(WORK REQUIRED) Go through the entries below and print each one exactly, leaving out pictures.

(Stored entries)
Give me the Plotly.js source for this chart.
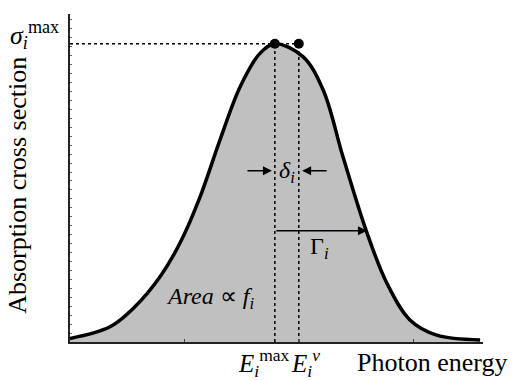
<!DOCTYPE html>
<html>
<head>
<meta charset="utf-8">
<script src="https://cdn.plot.ly/plotly-3.0.1.min.js"></script>
<style>
  html, body { margin: 0; padding: 0; background: #fff; }
  #plot { width: 513px; height: 380px; }
</style>
</head>
<body>
<div id="plot"></div>
<script>
// absorption band (arbitrary units)
let energy = [0, 0.97, 1.57, 2.18, 2.66, 3.15, 3.63, 4.12, 4.60, 4.96, 5.64, 6.13, 6.61, 7.18, 7.67, 8.23, 8.88, 9.93];
let sigma  = [0.012, 0.051, 0.118, 0.219, 0.331, 0.487, 0.677, 0.856, 0.968, 1.0, 0.957, 0.845, 0.621, 0.370, 0.198, 0.074, 0.023, 0.007];

// E_max and E_nu markers
let markE = [4.96, 5.54];
let markS = [1.0, 1.0];

// arrows
let deltaY = 0.574;
let deltaLeft = [4.26, 4.89];   // tail, head
let deltaRight = [6.25, 5.62];  // tail, head
let gammaY = 0.373;
let gammaX = [4.96, 7.19];      // tail, head

let serif = "Liberation Serif, Times New Roman, serif";

let curve = {
    x: energy,
    y: sigma,
    type: 'scatter',
    mode: 'lines',
    fill: 'tozeroy',
    fillcolor: '#c0c0c0',
    line: {color: 'black', width: 3.5, shape: 'spline', smoothing: 1},
    hoverinfo: 'skip'
};

let dotLine = {color: 'black', width: 1.5, dash: 'dot'};

let hLine = {
    x: [0, markE[1]],
    y: [markS[0], markS[1]],
    type: 'scatter', mode: 'lines', line: dotLine
};
let vLine1 = {
    x: [markE[0], markE[0]],
    y: [0, markS[0]],
    type: 'scatter', mode: 'lines', line: dotLine
};
let vLine2 = {
    x: [markE[1], markE[1]],
    y: [0, markS[1]],
    type: 'scatter', mode: 'lines', line: dotLine
};

let dots = {
    x: markE,
    y: markS,
    type: 'scatter',
    mode: 'markers',
    marker: {color: 'black', size: 10},
    cliponaxis: false
};

function arrow(tail, head, y) {
    return {
        x: head, y: y, ax: tail, ay: y,
        xref: 'x', yref: 'y', axref: 'x', ayref: 'y',
        text: '', showarrow: true,
        arrowhead: 2, arrowsize: 1.2, arrowwidth: 1.5, arrowcolor: 'black',
        standoff: 0, startstandoff: 0
    };
}

function label(x, y, ref, text, size, extra) {
    let a = {
        x: x, y: y, xref: ref[0], yref: ref[1], text: text,
        xanchor: 'center', yanchor: 'middle',
        showarrow: false, font: {family: serif, size: size, color: 'black'}
    };
    return Object.assign(a, extra || {});
}

let annotations = [
    arrow(deltaLeft[0], deltaLeft[1], deltaY),
    arrow(deltaRight[0], deltaRight[1], deltaY),
    arrow(gammaX[0], gammaX[1], gammaY),
    label(5.25, 0.57, ['x', 'y'], '<i>δ</i><sub><i>i</i></sub>', 24),
    label(6.05, 0.315, ['x', 'y'], 'Γ<sub><i>i</i></sub>', 24),
    label(3.39, 0.148, ['x', 'y'], '<i>Area</i> ∝ <i>f</i><sub><i>i</i></sub>', 24),
    label(-0.085, 0.936, ['paper', 'paper'], '<i>σ</i><sub><i>i</i></sub><sup>max</sup>', 26),
    label(0.47, -0.064, ['paper', 'paper'], '<i>E</i><sub><i>i</i></sub><sup>max</sup>', 25),
    label(0.571, -0.064, ['paper', 'paper'], '<i>E</i><sub><i>i</i></sub><sup><i>ν</i></sup>', 25),
    label(0.877, -0.064, ['paper', 'paper'], 'Photon energy', 26),
    label(-0.126, 0.479, ['paper', 'paper'], 'Absorption cross section', 26, {textangle: -90})
];

let layout = {
    width: 513,
    height: 380,
    margin: {l: 70, r: 30, t: 14, b: 38},
    paper_bgcolor: 'white',
    plot_bgcolor: 'white',
    showlegend: false,
    xaxis: {
        range: [0, 10],
        showgrid: false, zeroline: false,
        showline: true, linecolor: '#222', linewidth: 2,
        ticks: 'inside', ticklen: 3, tickcolor: '#444',
        tick0: 0, dtick: 2.77,
        showticklabels: false
    },
    yaxis: {
        range: [0, 1.1],
        showgrid: false, zeroline: false,
        showline: true, linecolor: '#222', linewidth: 2,
        ticks: 'inside', ticklen: 2, tickcolor: '#666',
        dtick: 0.03,
        showticklabels: false
    },
    annotations: annotations
};

Plotly.newPlot('plot', [curve, hLine, vLine1, vLine2, dots], layout, {staticPlot: true});
</script>
</body>
</html>
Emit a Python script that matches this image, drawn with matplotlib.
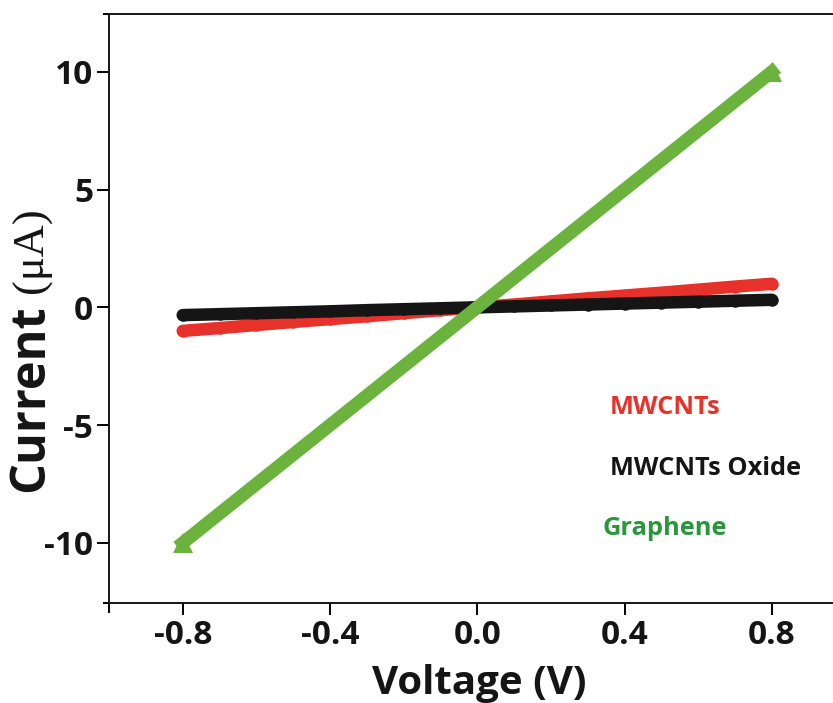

(ANSWER BELOW)
Give me the Plotly.js source for this chart.
<!DOCTYPE html>
<html>
<head>
<meta charset="utf-8">
<script src="https://cdn.plot.ly/plotly-3.0.1.min.js"></script>
<style>
  html, body { margin: 0; padding: 0; background: #fff; }
  #plot { width: 513px; height: 380px; }
</style>
</head>
<body>
<div id="plot"></div>
<script>
// absorption band (arbitrary units)
let energy = [0, 0.97, 1.57, 2.18, 2.66, 3.15, 3.63, 4.12, 4.60, 4.96, 5.64, 6.13, 6.61, 7.18, 7.67, 8.23, 8.88, 9.93];
let sigma  = [0.012, 0.051, 0.118, 0.219, 0.331, 0.487, 0.677, 0.856, 0.968, 1.0, 0.957, 0.845, 0.621, 0.370, 0.198, 0.074, 0.023, 0.007];

// E_max and E_nu markers
let markE = [4.96, 5.54];
let markS = [1.0, 1.0];

// arrows
let deltaY = 0.574;
let deltaLeft = [4.26, 4.89];   // tail, head
let deltaRight = [6.25, 5.62];  // tail, head
let gammaY = 0.373;
let gammaX = [4.96, 7.19];      // tail, head

let serif = "Liberation Serif, Times New Roman, serif";

let curve = {
    x: energy,
    y: sigma,
    type: 'scatter',
    mode: 'lines',
    fill: 'tozeroy',
    fillcolor: '#c0c0c0',
    line: {color: 'black', width: 3.5, shape: 'spline', smoothing: 1},
    hoverinfo: 'skip'
};

let dotLine = {color: 'black', width: 1.5, dash: 'dot'};

let hLine = {
    x: [0, markE[1]],
    y: [markS[0], markS[1]],
    type: 'scatter', mode: 'lines', line: dotLine
};
let vLine1 = {
    x: [markE[0], markE[0]],
    y: [0, markS[0]],
    type: 'scatter', mode: 'lines', line: dotLine
};
let vLine2 = {
    x: [markE[1], markE[1]],
    y: [0, markS[1]],
    type: 'scatter', mode: 'lines', line: dotLine
};

let dots = {
    x: markE,
    y: markS,
    type: 'scatter',
    mode: 'markers',
    marker: {color: 'black', size: 10},
    cliponaxis: false
};

function arrow(tail, head, y) {
    return {
        x: head, y: y, ax: tail, ay: y,
        xref: 'x', yref: 'y', axref: 'x', ayref: 'y',
        text: '', showarrow: true,
        arrowhead: 2, arrowsize: 1.2, arrowwidth: 1.5, arrowcolor: 'black',
        standoff: 0, startstandoff: 0
    };
}

function label(x, y, ref, text, size, extra) {
    let a = {
        x: x, y: y, xref: ref[0], yref: ref[1], text: text,
        xanchor: 'center', yanchor: 'middle',
        showarrow: false, font: {family: serif, size: size, color: 'black'}
    };
    return Object.assign(a, extra || {});
}

let annotations = [
    arrow(deltaLeft[0], deltaLeft[1], deltaY),
    arrow(deltaRight[0], deltaRight[1], deltaY),
    arrow(gammaX[0], gammaX[1], gammaY),
    label(5.25, 0.57, ['x', 'y'], '<i>δ</i><sub><i>i</i></sub>', 24),
    label(6.05, 0.315, ['x', 'y'], 'Γ<sub><i>i</i></sub>', 24),
    label(3.39, 0.148, ['x', 'y'], '<i>Area</i> ∝ <i>f</i><sub><i>i</i></sub>', 24),
    label(-0.085, 0.936, ['paper', 'paper'], '<i>σ</i><sub><i>i</i></sub><sup>max</sup>', 26),
    label(0.47, -0.064, ['paper', 'paper'], '<i>E</i><sub><i>i</i></sub><sup>max</sup>', 25),
    label(0.571, -0.064, ['paper', 'paper'], '<i>E</i><sub><i>i</i></sub><sup><i>ν</i></sup>', 25),
    label(0.877, -0.064, ['paper', 'paper'], 'Photon energy', 26),
    label(-0.126, 0.479, ['paper', 'paper'], 'Absorption cross section', 26, {textangle: -90})
];

let layout = {
    width: 513,
    height: 380,
    margin: {l: 70, r: 30, t: 14, b: 38},
    paper_bgcolor: 'white',
    plot_bgcolor: 'white',
    showlegend: false,
    xaxis: {
        range: [0, 10],
        showgrid: false, zeroline: false,
        showline: true, linecolor: '#222', linewidth: 2,
        ticks: 'inside', ticklen: 3, tickcolor: '#444',
        tick0: 0, dtick: 2.77,
        showticklabels: false
    },
    yaxis: {
        range: [0, 1.1],
        showgrid: false, zeroline: false,
        showline: true, linecolor: '#222', linewidth: 2,
        ticks: 'inside', ticklen: 2, tickcolor: '#666',
        dtick: 0.03,
        showticklabels: false
    },
    annotations: annotations
};

Plotly.newPlot('plot', [curve, hLine, vLine1, vLine2, dots], layout, {staticPlot: true});
</script>
</body>
</html>
Emit a Python script that matches this image, drawn with matplotlib.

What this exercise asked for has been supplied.